Enables the feature when the environment variable is --xla_cpu_enable_xnnpack=true.

Feature Description of TensorFlow Serving Thread Scheduling

Batch Operator Scheduling

Kunpeng's TensorFlow Serving Thread Scheduling feature provides two configuration options: batch operator scheduling and thread affinity isolation. You can configure the options based on your specific requirements.

To use TensorFlow Serving to start an inference stress test, see section Starting the Service and Performing a Pressure Test in the TensorFlow Serving Porting Guide.

TF Serving Command Line Interface

--batch_op_scheduling

Function

Enables the operator scheduling optimization and XLA thread pool management optimization features.

Parameter Type

bool

Value Range

true or false. Set it to true to enable the feature or false to disable the feature.

Recommended Scenario

Recommended when single-core inference latency meets requirements. This option enhances concurrent processing capability and overall throughput.

Recommended Configuration

  • --tensorflow_intra_op_parallelism=1: Sets the intra-operator parallelism degree to 1.
  • --tensorflow_inter_op_parallelism=80: Sets the inter-operator parallelism degree to the number of CPU cores.
  • --batch_op_scheduling=true: Enables the batch operator scheduling feature.

Example

/path/to/tensorflow_model_server  --port=8850 --rest_api_port=8851 --model_base_path=/path/to/saved_model/ --model_name=model --tensorflow_intra_op_parallelism=1 --tensorflow_inter_op_parallelism=80 --batch_op_scheduling=true

Thread Affinity Isolation

TF Serving Command Line Interface

--task_affinity_isolation

Function

Enables the thread affinity isolation feature, which offers two isolation methods:

  • Sequential core binding allocates TensorFlow computing threads to the first K cores and TF Serving communication threads to remaining cores.
  • Interleaved core binding (applicable when hyper-threading is enabled) assigns TensorFlow threads to physical cores and TF Serving communication threads to virtual cores.

Parameter Type

std::string

Parameter Format

mode;m-n;k. The default value is 0.

Value Range

For details, see Thread affinity isolation parameter values.

Recommended Scenario

  • When TensorFlow scheduling is used, sequential core binding is recommended.
  • When both batch operator scheduling and thread affinity isolation are used, and hyper-threading is enabled, interleaved core binding is recommended.

Example

A server has four Non-Uniform Memory Access (NUMA) nodes, each containing 40 physical cores (160 in total) or 80 logical cores (320 in total) with hyper-threading enabled.

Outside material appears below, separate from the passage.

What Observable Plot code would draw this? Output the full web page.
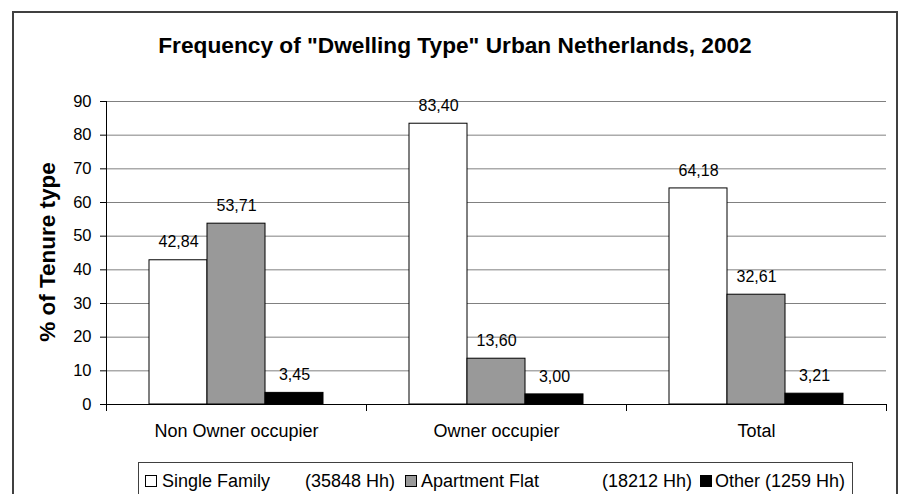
<!DOCTYPE html>
<html>
<head>
<meta charset="utf-8">
<script src="https://cdn.jsdelivr.net/npm/d3@7"></script>
<script src="https://cdn.jsdelivr.net/npm/@observablehq/plot@0.6"></script>
<style>
  html, body { margin: 0; padding: 0; background: #fff; }
  body { width: 901px; height: 494px; position: relative; overflow: hidden;
         font-family: "Liberation Sans", Arial, sans-serif; color: #000; }
  #frame { position: absolute; left: 12px; top: 11px; width: 886px; height: 530px;
           box-sizing: border-box; border: 2px solid #404040; }
  #title { position: absolute; left: 12px; width: 886px; top: 34px; text-align: center;
           font-weight: bold; font-size: 22.7px; line-height: 1; white-space: nowrap; }
  #ylabel { position: absolute; left: 48px; top: 252px; transform: translate(-50%, -50%) rotate(-90deg);
            font-weight: bold; font-size: 22.5px; white-space: nowrap; line-height: 1; }
  #chart { position: absolute; left: 0; top: 60px; }
  #legend { position: absolute; left: 138px; top: 462px; width: 715px; height: 40px;
            box-sizing: border-box; border: 1px solid #404040; background: #fff; }
  .lg { position: absolute; font-size: 18px; line-height: 18px; white-space: nowrap; top: 9px; }
  .sw { position: absolute; width: 12px; height: 12px; box-sizing: border-box; border: 1px solid #000; top: 12px; }
</style>
</head>
<body>
<div id="frame"></div>
<div id="title"></div>
<div id="ylabel"></div>
<div id="chart"></div>
<div id="legend"></div>
<script>
// ---- data ----
const title = 'Frequency of "Dwelling Type" Urban Netherlands, 2002';
const yLabel = "% of Tenure type";
const categories = ["Non Owner occupier", "Owner occupier", "Total"];
const series = ["Single Family", "Apartment Flat", "Other"];
const seriesCounts = ["(35848 Hh)", "(18212 Hh)", "(1259 Hh)"];
const seriesColors = ["#ffffff", "#999999", "#000000"];
const singleFamily = [42.84, 83.40, 64.18];
const apartmentFlat = [53.71, 13.60, 32.61];
const other = [3.45, 3.00, 3.21];
const yTicks = [0, 10, 20, 30, 40, 50, 60, 70, 80, 90];

const valuesBySeries = [singleFamily, apartmentFlat, other];
const rows = [];
categories.forEach((c, i) => {
  series.forEach((s, j) => rows.push({category: c, series: s, value: valuesBySeries[j][i]}));
});
const fmt = v => d3.format(".2f")(v).replace(".", ",");

document.getElementById("title").textContent = title;
document.getElementById("ylabel").textContent = yLabel;

const chart = Plot.plot({
  width: 901,
  height: 390,
  marginTop: 41,
  marginBottom: 46,
  marginLeft: 106,
  marginRight: 15,
  style: {fontFamily: '"Liberation Sans", Arial, sans-serif', fontSize: "16px", color: "#000", background: "transparent"},
  fx: {domain: categories, padding: 0, label: null},
  x: {domain: series, paddingInner: 0, paddingOuter: 0.74, axis: null},
  y: {domain: [0, 90], label: null},
  color: {domain: series, range: seriesColors},
  marks: [
    Plot.gridY(yTicks.filter(t => t > 0), {stroke: "#808080", strokeOpacity: 1, strokeWidth: 1}),
    Plot.barY(rows, {fx: "category", x: "series", y: "value", fill: "series", stroke: "#000", strokeWidth: 1}),
    Plot.ruleY([0], {stroke: "#000", strokeWidth: 1}),
    Plot.frame({anchor: "left", facetAnchor: "left", stroke: "#000", strokeWidth: 1}),
    Plot.frame({anchor: "left", stroke: "#000", strokeWidth: 1, insetTop: 303, insetBottom: -6}),
    Plot.frame({anchor: "right", facetAnchor: "right", stroke: "#000", strokeWidth: 1, insetTop: 303, insetBottom: -6}),
    Plot.axisY({ticks: yTicks, tickSize: 6, tickPadding: 9, fontSize: 16.5, label: null, stroke: "#000"}),
    Plot.axisFx({anchor: "bottom", tickSize: 0, tickPadding: 20, fontSize: 18, label: null}),
    Plot.text(rows, {fx: "category", x: "series", y: "value", text: d => fmt(d.value), dy: -18, fontSize: 16, fill: "#000"})
  ]
});
document.getElementById("chart").appendChild(chart);

// legend
const legend = document.getElementById("legend");
const swatchX = [6, 266, 561];
const nameX = [23, 282, 576];
const countX = [166, 463, null];
series.forEach((s, i) => {
  const sw = document.createElement("div");
  sw.className = "sw";
  sw.style.left = swatchX[i] + "px";
  sw.style.background = seriesColors[i];
  legend.appendChild(sw);
  if (countX[i] !== null) {
    const n = document.createElement("span");
    n.className = "lg"; n.style.left = nameX[i] + "px"; n.textContent = s;
    legend.appendChild(n);
    const c = document.createElement("span");
    c.className = "lg"; c.style.left = countX[i] + "px"; c.textContent = seriesCounts[i];
    legend.appendChild(c);
  } else {
    const n = document.createElement("span");
    n.className = "lg"; n.style.left = nameX[i] + "px"; n.textContent = s + " " + seriesCounts[i];
    legend.appendChild(n);
  }
});
</script>
</body>
</html>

  • For TensorFlow scheduling mode, use these reference parameters:
    numactl -C 0-79 -m 0 /path/to/tensorflow_model_server  --port=8850 --rest_api_port=8851 --model_base_path=/path/to/saved_model/ --model_name=model --tensorflow_intra_op_parallelism=75 --tensorflow_inter_op_parallelism=75 --task_affinity_isolation="1;0-79;75"
  • With --batch_op_scheduling enabled, set --tensorflow_inter_op_parallelism to match the physical core count, use these reference parameters:
    numactl -C 0-79 -m 0 /path/to/tensorflow_model_server  --port=8850 --rest_api_port=8851 --model_base_path=/path/to/saved_model/ --model_name=model --tensorflow_intra_op_parallelism=1 --tensorflow_inter_op_parallelism=40 --batch_op_scheduling=true --task_affinity_isolation="2;0-79"

Table 1 Thread affinity isolation parameter values

Parameter

Value Range

Description

Constraint

mode

0, 1, or 2

  • 0: (OFF) Thread affinity is disabled.
  • 1: (ORDER) Cores are bound in sequence.
  • 2: (INTERVAL) Cores are bound in an interleaved manner.

When mode is set to 0, m-n and k are invalid and can be omitted.

m-n

Available CPU cores

The core binding range is [m, n].

m ≤ n

k

Available CPU cores

Number of cores allocated to the TensorFlow thread.

k ≤ n - m + 1 (the total number of bound cores). When mode is set to 2, k is invalid and can be omitted.

note Note: numactl is a tool used to control and manage the NUMA architecture on Linux. It can be installed using Yum.

yum install -y numactl numactl-devel

For example, numactl -C 0-79 -m 0 indicates that the TF Serving service runs on the cores of NUMA node 0, so that CPU resources can be fully utilized. -C and -m specify cores and memory of NUMA node 0, respectively.